What is your host system spec?
- RAM 16GB
- Processor i5 2.9GHz
- Graphic card is 4GB
Processor has how many cores?
4 Cores
So you’ve allocated all of them to the VM, try reducing to 3 and see what happens.
it is hard to tell what exactly going wrong, can you give more details?
What version of VMware are you using?
Did you enable 3D acceleration?
Did you install Vmware tools?
I have been using VMware for a while now, and its graphic performance is almost identical to the host, I can't even tell the difference.
As an addition to the above:
You need to FIRST check what is REALLY the bottleneck. Task Manager and other tools are good. For disk performance, there is specific test software, too.

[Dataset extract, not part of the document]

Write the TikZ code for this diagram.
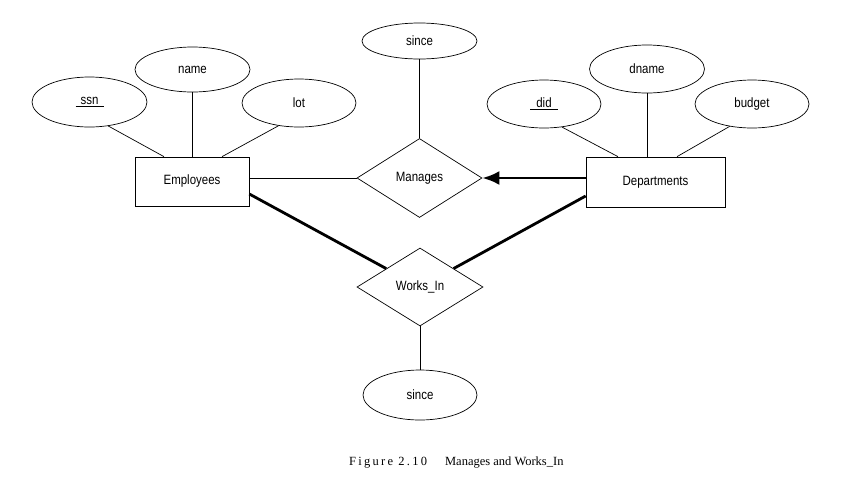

- out of RAM? If Host is out of RAM everything is very slow, never do that
- is your software disk-performance critical? Never, I mean never today, use a HDD. Run VMs only on SSDs, regular or later technology
- is your 3D acceleration really using your hardware on Host? It might not, if your Host has dual graphics. There are other recent threads here, which tell you how to check and how to manipulate. Just search for graphics performance under Player
- if you use OpenGL, is your Host graphics card working right? I mean, almost none of them are certified to OpenGL and might not be any good. A faulty working (I mean there are many aspects to this, like using multiple graphics levels, which are a must with graphical applications) card, will affect everything. Try without hardware acceleration ... is that even better? Remedy, in short, is better drivers or a better card for OpenGL (the very cheapest ones may not work correctly in OpenGL)
- using all the processing power of the Host is not a good idea. Thus allocation all the cores to the VM might slow down your system. This was already mentioned above.
For some reason, there's no lower option, it's 4, 8,12, 16.
However when I run the VM with 4 cores, the host performs as usual, no effect whatsoever.
Ok, so I ran the task manager while using my heavy application (ROS & RViz) at it's peak, please refer to the screenshot attached.
I'm using SSD, and as you can see there's no issues with the RAM and CPU...it's probably a graphics card thing.
How do I know if the VM is using the host's hardware i.e. Graphic card (4GB Nvidia GeForce GTX 1050 Ti)
Regarding using all processing power, as I mentioned in a previous reply, I don't have an option to choose less than 4 cores, however, the host processing performance is not affected at all
To install VMware tools on Linux use these command
sudo apt install open-vm-tools open-vm-tools-desktop
I am not sure how VMware player 16 behaves in Linux hosts, but in Windows it uses more 4GB memory for the mksSandbox process, so your guest it might be using 14.4GB which will leave only 1.6GB for the host which is too low, you might consider decreasing the memory for the guest to 8GB instead. I would agree with @RaSystemlord that 16GB is not enough for professional use, esp with Virtual Machines, I have 64GB and a lot of times I found my self out of memory
I am hoping you are closing all other processes in the host, I can see you were opening Chrome, which is memory and CPU hungry.
the fact that the option 3D acceleration is grayed out makes me wonder the graphic is not installed probably in the host. can you please return the result of this following command for the host and the guest please.
lspci | grep VGA
Problem solved.
I simply couldn't change the graphic memory because the VMware was suspended but not powered-off...that's all.
so I changed the graphic memory to 2GB (max), and now its running smoothly.